Arbeit muss Spaß machen. Und Essen ist super
Nach dem Training hatte uns Gestüt-Großschwaig-Pächter Christian Speck einen Paddock freigeräumt, in dem Duke durchschnaufen und sein After-Work-Belohnungsmüsli (Kräutermüsli von Josera mit einem Schuss Elektrolyte und einem Schuss Hämolytan) verdrücken durfte. Dass ein 4-Jähriger mit solch stoischer Gelassenheit auf einem wildfremden Paddock steht ist sicherlich nicht selbstverständlich. Ich persönlich war Duke aber sehr dankbar, dass ich noch ins Reiterstüberl einkehren und mit den anderen Buschkollegen einen Kaffee trinken durfte, ehe es wieder Heim ging.

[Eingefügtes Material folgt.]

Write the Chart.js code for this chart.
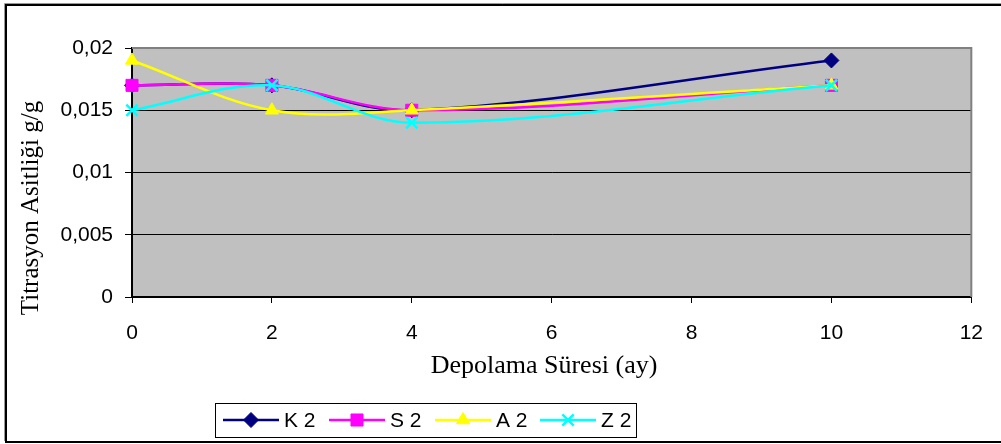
<!DOCTYPE html>
<html>
<head>
<meta charset="utf-8">
<script src="https://cdn.jsdelivr.net/npm/chart.js@4.4.1/dist/chart.umd.min.js"></script>
<style>
  html, body { margin: 0; padding: 0; background: #fff; }
  #chart { display: block; }
</style>
</head>
<body>
<canvas id="chart" width="1001" height="444"></canvas>
<script>
// Depolama süresi (ay)
const months = [0, 2, 4, 10];

// Titrasyon asitliği (g/g) per sample
const k2 = [0.017, 0.017, 0.015, 0.019];
const s2 = [0.017, 0.017, 0.015, 0.017];
const a2 = [0.019, 0.015, 0.015, 0.017];
const z2 = [0.015, 0.017, 0.014, 0.017];

const seriesNames = ['K 2', 'S 2', 'A 2', 'Z 2'];
const seriesColors = ['#000080', '#FF00FF', '#FFFF00', '#00FFFF'];
const seriesMarkers = ['rectRot', 'rect', 'triangle', 'crossRot'];
const markerSizes = [7.5, 8.5, 7.5, 8];

const xTicks = [0, 2, 4, 6, 8, 10, 12];
const yTicks = [0, 0.005, 0.01, 0.015, 0.02];
const yTickLabels = ['0', '0,005', '0,01', '0,015', '0,02'];

function toPoints(values) {
    return months.map((m, i) => ({ x: m, y: values[i] }));
}

function makeDataset(idx, values) {
    return {
        label: seriesNames[idx],
        data: toPoints(values),
        borderColor: seriesColors[idx],
        backgroundColor: seriesColors[idx],
        borderWidth: 2.5,
        tension: 0.35,
        clip: false,
        pointStyle: seriesMarkers[idx],
        pointRadius: markerSizes[idx],
        pointHoverRadius: markerSizes[idx],
        pointBorderColor: seriesColors[idx],
        pointBackgroundColor: seriesColors[idx],
        pointBorderWidth: idx === 3 ? 2.5 : 1,
        order: 4 - idx
    };
}

// gray plot area, frame, axis titles and the legend box
const chartDecor = {
    id: 'chartDecor',
    beforeDraw(chart) {
        const { ctx, chartArea: a } = chart;
        ctx.save();
        ctx.fillStyle = '#fff';
        ctx.fillRect(0, 0, chart.width, chart.height);
        ctx.fillStyle = '#C0C0C0';
        ctx.fillRect(a.left, a.top, a.right - a.left, a.bottom - a.top);
        ctx.restore();
    },
    beforeDatasetsDraw(chart) {
        const { ctx, chartArea: a } = chart;
        ctx.save();
        ctx.strokeStyle = '#808080';
        ctx.lineWidth = 2;
        ctx.beginPath();
        ctx.moveTo(a.left, a.top);
        ctx.lineTo(a.right, a.top);
        ctx.lineTo(a.right, a.bottom);
        ctx.stroke();
        ctx.restore();
    },
    afterDraw(chart) {
        const ctx = chart.ctx;
        ctx.save();

        // outer frame
        ctx.strokeStyle = '#999';
        ctx.lineWidth = 1;
        ctx.beginPath();
        ctx.moveTo(1001, 3.5);
        ctx.lineTo(4.5, 3.5);
        ctx.lineTo(4.5, 441);
        ctx.stroke();
        ctx.strokeStyle = '#000';
        ctx.lineWidth = 2;
        ctx.beginPath();
        ctx.moveTo(1001, 5);
        ctx.lineTo(6, 5);
        ctx.lineTo(6, 442);
        ctx.lineTo(1001, 442);
        ctx.stroke();

        // axis titles
        ctx.fillStyle = '#000';
        ctx.font = '26px "Liberation Serif", "Times New Roman", serif';
        ctx.textAlign = 'center';
        ctx.textBaseline = 'alphabetic';
        ctx.fillText('Depolama Süresi (ay)', 544, 373);

        ctx.save();
        ctx.translate(31, 208);
        ctx.rotate(-Math.PI / 2);
        ctx.font = '25px "Liberation Serif", "Times New Roman", serif';
        ctx.textBaseline = 'middle';
        ctx.fillText('Titrasyon Asitliği g/g', 0, 0);
        ctx.restore();

        // legend
        ctx.strokeStyle = '#000';
        ctx.lineWidth = 1;
        ctx.strokeRect(215.5, 403.5, 421, 34);
        const starts = [223, 329, 435, 540];
        const ly = 420;
        ctx.font = '21px "Liberation Sans", Arial, sans-serif';
        ctx.textAlign = 'left';
        ctx.textBaseline = 'middle';
        starts.forEach((sx, i) => {
            ctx.strokeStyle = seriesColors[i];
            ctx.lineWidth = 2.5;
            ctx.beginPath();
            ctx.moveTo(sx, ly);
            ctx.lineTo(sx + 56, ly);
            ctx.stroke();
            ctx.fillStyle = seriesColors[i];
            ctx.lineWidth = i === 3 ? 2.5 : 1;
            Chart.helpers.drawPoint(ctx, {
                pointStyle: seriesMarkers[i],
                radius: markerSizes[i],
                rotation: 0,
                borderWidth: i === 3 ? 2.5 : 1
            }, sx + 28, ly);
            ctx.fillStyle = '#000';
            ctx.fillText(seriesNames[i], sx + 61, ly + 1);
        });
        ctx.restore();
    }
};

const ctx = document.getElementById('chart').getContext('2d');
const lineChart = new Chart(ctx, {
    type: 'line',
    data: {
        datasets: [
            makeDataset(0, k2),
            makeDataset(1, s2),
            makeDataset(2, a2),
            makeDataset(3, z2)
        ]
    },
    options: {
        responsive: false,
        animation: false,
        layout: {
            padding: { left: 0, top: 48, right: 28, bottom: 0 }
        },
        scales: {
            x: {
                type: 'linear',
                min: 0,
                max: 12,
                afterFit(scale) { scale.height = 147; },
                afterBuildTicks(scale) { scale.ticks = xTicks.map(v => ({ value: v })); },
                grid: {
                    drawOnChartArea: false,
                    drawTicks: true,
                    tickLength: 6,
                    tickColor: '#000'
                },
                border: { color: '#000', width: 2 },
                ticks: {
                    color: '#000',
                    padding: 18,
                    maxRotation: 0,
                    font: { family: '"Liberation Sans", Arial, sans-serif', size: 21 }
                }
            },
            y: {
                min: 0,
                max: 0.02,
                afterFit(scale) { scale.width = 132; },
                afterBuildTicks(scale) { scale.ticks = yTicks.map(v => ({ value: v })); },
                grid: {
                    color: '#000',
                    lineWidth: 1,
                    drawTicks: true,
                    tickLength: 7,
                    tickColor: '#000'
                },
                border: { color: '#000', width: 2 },
                ticks: {
                    color: '#000',
                    padding: 12,
                    font: { family: '"Liberation Sans", Arial, sans-serif', size: 21 },
                    callback: function(value) {
                        const i = yTicks.indexOf(value);
                        return i >= 0 ? yTickLabels[i] : '';
                    }
                }
            }
        },
        plugins: {
            legend: { display: false },
            tooltip: { enabled: false }
        }
    },
    plugins: [chartDecor]
});
</script>
</body>
</html>
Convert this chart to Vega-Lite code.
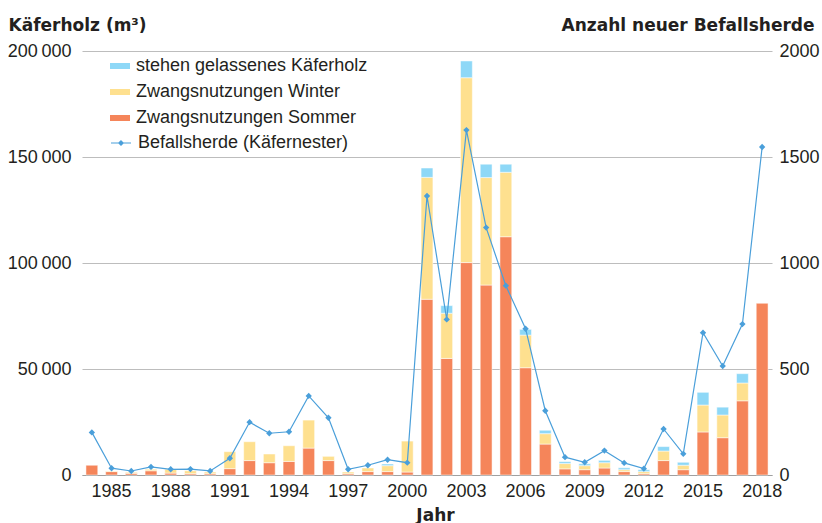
{
  "$schema": "https://vega.github.io/schema/vega-lite/v6.json",
  "width": 690,
  "height": 424,
  "autosize": {"type": "none"},
  "padding": {"left": 82, "top": 51, "right": 50, "bottom": 48},
  "background": "white",
  "config": {
    "font": "Liberation Sans",
    "view": {"stroke": null},
    "axis": {"labelColor": "#231f20", "titleColor": "#231f20", "labelFontSize": 18, "labelFont": "Liberation Sans"}
  },
  "datasets": {
    "holz": [
      {"Jahr": 1984, "Kategorie": "Zwangsnutzungen Sommer", "Menge": 4600},
      {"Jahr": 1985, "Kategorie": "Zwangsnutzungen Sommer", "Menge": 1600},
      {"Jahr": 1985, "Kategorie": "Zwangsnutzungen Winter", "Menge": 300},
      {"Jahr": 1986, "Kategorie": "Zwangsnutzungen Sommer", "Menge": 800},
      {"Jahr": 1986, "Kategorie": "Zwangsnutzungen Winter", "Menge": 500},
      {"Jahr": 1987, "Kategorie": "Zwangsnutzungen Sommer", "Menge": 2000},
      {"Jahr": 1987, "Kategorie": "Zwangsnutzungen Winter", "Menge": 700},
      {"Jahr": 1988, "Kategorie": "Zwangsnutzungen Sommer", "Menge": 900},
      {"Jahr": 1988, "Kategorie": "Zwangsnutzungen Winter", "Menge": 1800},
      {"Jahr": 1989, "Kategorie": "Zwangsnutzungen Sommer", "Menge": 600},
      {"Jahr": 1989, "Kategorie": "Zwangsnutzungen Winter", "Menge": 1400},
      {"Jahr": 1990, "Kategorie": "Zwangsnutzungen Sommer", "Menge": 600},
      {"Jahr": 1990, "Kategorie": "Zwangsnutzungen Winter", "Menge": 800},
      {"Jahr": 1991, "Kategorie": "Zwangsnutzungen Sommer", "Menge": 3000},
      {"Jahr": 1991, "Kategorie": "Zwangsnutzungen Winter", "Menge": 8000},
      {"Jahr": 1992, "Kategorie": "Zwangsnutzungen Sommer", "Menge": 6800},
      {"Jahr": 1992, "Kategorie": "Zwangsnutzungen Winter", "Menge": 8900},
      {"Jahr": 1993, "Kategorie": "Zwangsnutzungen Sommer", "Menge": 5800},
      {"Jahr": 1993, "Kategorie": "Zwangsnutzungen Winter", "Menge": 4100},
      {"Jahr": 1994, "Kategorie": "Zwangsnutzungen Sommer", "Menge": 6400},
      {"Jahr": 1994, "Kategorie": "Zwangsnutzungen Winter", "Menge": 7400},
      {"Jahr": 1995, "Kategorie": "Zwangsnutzungen Sommer", "Menge": 12700},
      {"Jahr": 1995, "Kategorie": "Zwangsnutzungen Winter", "Menge": 13200},
      {"Jahr": 1996, "Kategorie": "Zwangsnutzungen Sommer", "Menge": 6800},
      {"Jahr": 1996, "Kategorie": "Zwangsnutzungen Winter", "Menge": 2000},
      {"Jahr": 1997, "Kategorie": "Zwangsnutzungen Sommer", "Menge": 600},
      {"Jahr": 1997, "Kategorie": "Zwangsnutzungen Winter", "Menge": 800},
      {"Jahr": 1998, "Kategorie": "Zwangsnutzungen Sommer", "Menge": 1600},
      {"Jahr": 1998, "Kategorie": "Zwangsnutzungen Winter", "Menge": 1700},
      {"Jahr": 1999, "Kategorie": "Zwangsnutzungen Sommer", "Menge": 1600},
      {"Jahr": 1999, "Kategorie": "Zwangsnutzungen Winter", "Menge": 2800},
      {"Jahr": 1999, "Kategorie": "stehen gelassenes Käferholz", "Menge": 800},
      {"Jahr": 2000, "Kategorie": "Zwangsnutzungen Sommer", "Menge": 1400},
      {"Jahr": 2000, "Kategorie": "Zwangsnutzungen Winter", "Menge": 14600},
      {"Jahr": 2001, "Kategorie": "Zwangsnutzungen Sommer", "Menge": 82900},
      {"Jahr": 2001, "Kategorie": "Zwangsnutzungen Winter", "Menge": 57500},
      {"Jahr": 2001, "Kategorie": "stehen gelassenes Käferholz", "Menge": 4400},
      {"Jahr": 2002, "Kategorie": "Zwangsnutzungen Sommer", "Menge": 55000},
      {"Jahr": 2002, "Kategorie": "Zwangsnutzungen Winter", "Menge": 21300},
      {"Jahr": 2002, "Kategorie": "stehen gelassenes Käferholz", "Menge": 3600},
      {"Jahr": 2003, "Kategorie": "Zwangsnutzungen Sommer", "Menge": 100200},
      {"Jahr": 2003, "Kategorie": "Zwangsnutzungen Winter", "Menge": 87200},
      {"Jahr": 2003, "Kategorie": "stehen gelassenes Käferholz", "Menge": 7900},
      {"Jahr": 2004, "Kategorie": "Zwangsnutzungen Sommer", "Menge": 89600},
      {"Jahr": 2004, "Kategorie": "Zwangsnutzungen Winter", "Menge": 50700},
      {"Jahr": 2004, "Kategorie": "stehen gelassenes Käferholz", "Menge": 6300},
      {"Jahr": 2005, "Kategorie": "Zwangsnutzungen Sommer", "Menge": 112400},
      {"Jahr": 2005, "Kategorie": "Zwangsnutzungen Winter", "Menge": 30400},
      {"Jahr": 2005, "Kategorie": "stehen gelassenes Käferholz", "Menge": 3800},
      {"Jahr": 2006, "Kategorie": "Zwangsnutzungen Sommer", "Menge": 50600},
      {"Jahr": 2006, "Kategorie": "Zwangsnutzungen Winter", "Menge": 15400},
      {"Jahr": 2006, "Kategorie": "stehen gelassenes Käferholz", "Menge": 2700},
      {"Jahr": 2007, "Kategorie": "Zwangsnutzungen Sommer", "Menge": 14600},
      {"Jahr": 2007, "Kategorie": "Zwangsnutzungen Winter", "Menge": 4900},
      {"Jahr": 2007, "Kategorie": "stehen gelassenes Käferholz", "Menge": 1600},
      {"Jahr": 2008, "Kategorie": "Zwangsnutzungen Sommer", "Menge": 2900},
      {"Jahr": 2008, "Kategorie": "Zwangsnutzungen Winter", "Menge": 2500},
      {"Jahr": 2008, "Kategorie": "stehen gelassenes Käferholz", "Menge": 900},
      {"Jahr": 2009, "Kategorie": "Zwangsnutzungen Sommer", "Menge": 2500},
      {"Jahr": 2009, "Kategorie": "Zwangsnutzungen Winter", "Menge": 1900},
      {"Jahr": 2009, "Kategorie": "stehen gelassenes Käferholz", "Menge": 900},
      {"Jahr": 2010, "Kategorie": "Zwangsnutzungen Sommer", "Menge": 3300},
      {"Jahr": 2010, "Kategorie": "Zwangsnutzungen Winter", "Menge": 2500},
      {"Jahr": 2010, "Kategorie": "stehen gelassenes Käferholz", "Menge": 1100},
      {"Jahr": 2011, "Kategorie": "Zwangsnutzungen Sommer", "Menge": 1600},
      {"Jahr": 2011, "Kategorie": "Zwangsnutzungen Winter", "Menge": 900},
      {"Jahr": 2011, "Kategorie": "stehen gelassenes Käferholz", "Menge": 900},
      {"Jahr": 2012, "Kategorie": "Zwangsnutzungen Sommer", "Menge": 600},
      {"Jahr": 2012, "Kategorie": "Zwangsnutzungen Winter", "Menge": 1000},
      {"Jahr": 2012, "Kategorie": "stehen gelassenes Käferholz", "Menge": 900},
      {"Jahr": 2013, "Kategorie": "Zwangsnutzungen Sommer", "Menge": 6800},
      {"Jahr": 2013, "Kategorie": "Zwangsnutzungen Winter", "Menge": 4500},
      {"Jahr": 2013, "Kategorie": "stehen gelassenes Käferholz", "Menge": 2100},
      {"Jahr": 2014, "Kategorie": "Zwangsnutzungen Sommer", "Menge": 2500},
      {"Jahr": 2014, "Kategorie": "Zwangsnutzungen Winter", "Menge": 2100},
      {"Jahr": 2014, "Kategorie": "stehen gelassenes Käferholz", "Menge": 1400},
      {"Jahr": 2015, "Kategorie": "Zwangsnutzungen Sommer", "Menge": 20300},
      {"Jahr": 2015, "Kategorie": "Zwangsnutzungen Winter", "Menge": 12700},
      {"Jahr": 2015, "Kategorie": "stehen gelassenes Käferholz", "Menge": 6000},
      {"Jahr": 2016, "Kategorie": "Zwangsnutzungen Sommer", "Menge": 17600},
      {"Jahr": 2016, "Kategorie": "Zwangsnutzungen Winter", "Menge": 10700},
      {"Jahr": 2016, "Kategorie": "stehen gelassenes Käferholz", "Menge": 3700},
      {"Jahr": 2017, "Kategorie": "Zwangsnutzungen Sommer", "Menge": 35000},
      {"Jahr": 2017, "Kategorie": "Zwangsnutzungen Winter", "Menge": 8400},
      {"Jahr": 2017, "Kategorie": "stehen gelassenes Käferholz", "Menge": 4400},
      {"Jahr": 2018, "Kategorie": "Zwangsnutzungen Sommer", "Menge": 81000}
    ],
    "herde": [
      {"Jahr": 1984, "Befallsherde": 201},
      {"Jahr": 1985, "Befallsherde": 32},
      {"Jahr": 1986, "Befallsherde": 19},
      {"Jahr": 1987, "Befallsherde": 38},
      {"Jahr": 1988, "Befallsherde": 27},
      {"Jahr": 1989, "Befallsherde": 28},
      {"Jahr": 1990, "Befallsherde": 19},
      {"Jahr": 1991, "Befallsherde": 79},
      {"Jahr": 1992, "Befallsherde": 249},
      {"Jahr": 1993, "Befallsherde": 197},
      {"Jahr": 1994, "Befallsherde": 204},
      {"Jahr": 1995, "Befallsherde": 373},
      {"Jahr": 1996, "Befallsherde": 270},
      {"Jahr": 1997, "Befallsherde": 27},
      {"Jahr": 1998, "Befallsherde": 46},
      {"Jahr": 1999, "Befallsherde": 72},
      {"Jahr": 2000, "Befallsherde": 58},
      {"Jahr": 2001, "Befallsherde": 1316},
      {"Jahr": 2002, "Befallsherde": 734},
      {"Jahr": 2003, "Befallsherde": 1627},
      {"Jahr": 2004, "Befallsherde": 1167},
      {"Jahr": 2005, "Befallsherde": 893},
      {"Jahr": 2006, "Befallsherde": 690},
      {"Jahr": 2007, "Befallsherde": 303},
      {"Jahr": 2008, "Befallsherde": 84},
      {"Jahr": 2009, "Befallsherde": 60},
      {"Jahr": 2010, "Befallsherde": 115},
      {"Jahr": 2011, "Befallsherde": 57},
      {"Jahr": 2012, "Befallsherde": 30},
      {"Jahr": 2013, "Befallsherde": 217},
      {"Jahr": 2014, "Befallsherde": 100},
      {"Jahr": 2015, "Befallsherde": 671},
      {"Jahr": 2016, "Befallsherde": 514},
      {"Jahr": 2017, "Befallsherde": 712},
      {"Jahr": 2018, "Befallsherde": 1547}
    ]
  },
  "layer": [
    {
      "data": {"name": "holz"},
      "mark": {"type": "bar", "stroke": "white", "strokeWidth": 0.5},
      "encoding": {
        "x": {
          "field": "Jahr", "type": "ordinal",
          "scale": {"paddingInner": 0.4, "paddingOuter": 0.2},
          "axis": {
            "title": "Jahr", "labelAngle": 0,
            "labelExpr": "(datum.value - 1985) % 3 == 0 ? datum.label : ''",
            "ticks": false, "domainColor": "#a0a0a0", "domainWidth": 1,
            "labelPadding": 7, "grid": false,
            "titleFont": "DejaVu Sans", "titleFontSize": 17, "titleFontWeight": "bold",
            "titleX": 353, "titleY": 45, "titleBaseline": "alphabetic", "titleAlign": "center"
          }
        },
        "y": {
          "field": "Menge", "type": "quantitative", "stack": "zero",
          "scale": {"domain": [0, 200000]},
          "axis": {
            "title": "Käferholz (m³)", "titleAngle": 0, "titleAlign": "left",
            "titleX": -74, "titleY": -21, "titleBaseline": "alphabetic",
            "titleFont": "DejaVu Sans", "titleFontSize": 17, "titleFontWeight": "bold",
            "values": [0, 50000, 100000, 150000, 200000],
            "labelExpr": "replace(format(datum.value, ','), ',', '\u2009')",
            "labelPadding": 11, "domain": false, "ticks": false,
            "grid": true, "gridColor": "#bdbdbd", "gridWidth": 1
          }
        },
        "color": {
          "field": "Kategorie", "type": "nominal",
          "scale": {
            "domain": ["stehen gelassenes Käferholz", "Zwangsnutzungen Winter", "Zwangsnutzungen Sommer"],
            "range": ["#8ed8f7", "#fee08f", "#f5855a"]
          },
          "legend": {
            "title": null, "orient": "none", "legendX": 28, "legendY": 5,
            "symbolType": "M-1,-0.3H1V0.3H-1Z", "symbolSize": 400,
            "symbolStrokeWidth": 0, "labelFontSize": 18, "labelOffset": 6,
            "labelLimit": 400,
            "rowPadding": 7, "padding": 0, "labelColor": "#231f20",
            "labelFont": "Liberation Sans"
          }
        },
        "order": {"field": "Kategorie", "sort": "ascending"}
      }
    },
    {
      "data": {"name": "herde"},
      "mark": {"type": "line", "strokeWidth": 1.2, "color": "#4a9fda"},
      "encoding": {
        "x": {"field": "Jahr", "type": "ordinal"},
        "y": {
          "field": "Befallsherde", "type": "quantitative",
          "scale": {"domain": [0, 2000]},
          "axis": {
            "orient": "right", "title": "Anzahl neuer Befallsherde",
            "titleAngle": 0, "titleAlign": "right", "titleX": 42, "titleY": -21,
            "titleBaseline": "alphabetic",
            "titleFont": "DejaVu Sans", "titleFontSize": 17, "titleFontWeight": "bold",
            "values": [0, 500, 1000, 1500, 2000], "format": "d",
            "labelPadding": 7, "domain": false, "ticks": false, "grid": false
          }
        },
        "stroke": {
          "datum": "Befallsherde (Käfernester)", "type": "nominal",
          "scale": {"range": ["#4a9fda"]},
          "legend": {
            "title": null, "orient": "none", "legendX": 28, "legendY": 81,
            "symbolType": "M-1,0H1M0,-0.22L0.22,0L0,0.22L-0.22,0Z", "symbolSize": 400,
            "symbolStrokeWidth": 1.2, "symbolFillColor": "#4a9fda",
            "labelFontSize": 18, "labelOffset": 6, "padding": 0, "labelLimit": 400,
            "labelColor": "#231f20", "labelFont": "Liberation Sans"
          }
        }
      }
    },
    {
      "data": {"name": "herde"},
      "mark": {"type": "point", "shape": "diamond", "size": 40, "filled": true, "color": "#4a9fda", "opacity": 1},
      "encoding": {
        "x": {"field": "Jahr", "type": "ordinal"},
        "y": {"field": "Befallsherde", "type": "quantitative", "scale": {"domain": [0, 2000]}, "axis": null}
      }
    }
  ],
  "resolve": {"scale": {"y": "independent"}}
}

An Tag 2 standen dann feste Hindernisse auf dem Programm: Wieder mal erst viele kleine Gymnastiksprünge auf vielen enge Kurven. Während die deutlich älteren Pferde in der Gruppe immer mal wieder Sprünge anschauten oder verweigerten, lief Duke mit einer Selbstverständlichkeit, als hätte er zu Lebzeiten nichts anderes gemacht. Stämme, Blumenkisten und Fässer beeindrucktem ihm nicht im Geringsten.
Den allerersten höheren Sprung (95cm aus einer engen Kurve) touchierte er noch mit den Hufen (natürlich trug er dicke “Schutzkleidung”), trotzdem griff er mit drei Galoppsprüngen die folgende 105cm Holzkiste (die Höhe entspricht grob dem Niveau eines guten Ausgleich 2) und sprang dieses Mal mit reichlich Luft in die nächste scharfe Kurve. Abgestiegen. Pferd gelobt. Heimgefahren. Mehr hätte ich mir wirklich nicht wünschen können.
Die älteren Pferde durften noch einen dritten Lehrgangstag antreten: Und sich auf wirklich engen Linien an hohen, festen Hindernissen versuchen (im Busch sind die Sprünge meist schmal und ohne Randbegrenzung -> leicht zu verfehlen). Während Duke den Wellness-Tag mit seinen Kumpels auf der Koppel genoss, saß ich mit Kaffee auf der Tribüne und versuchte möglichst viel zu lernen.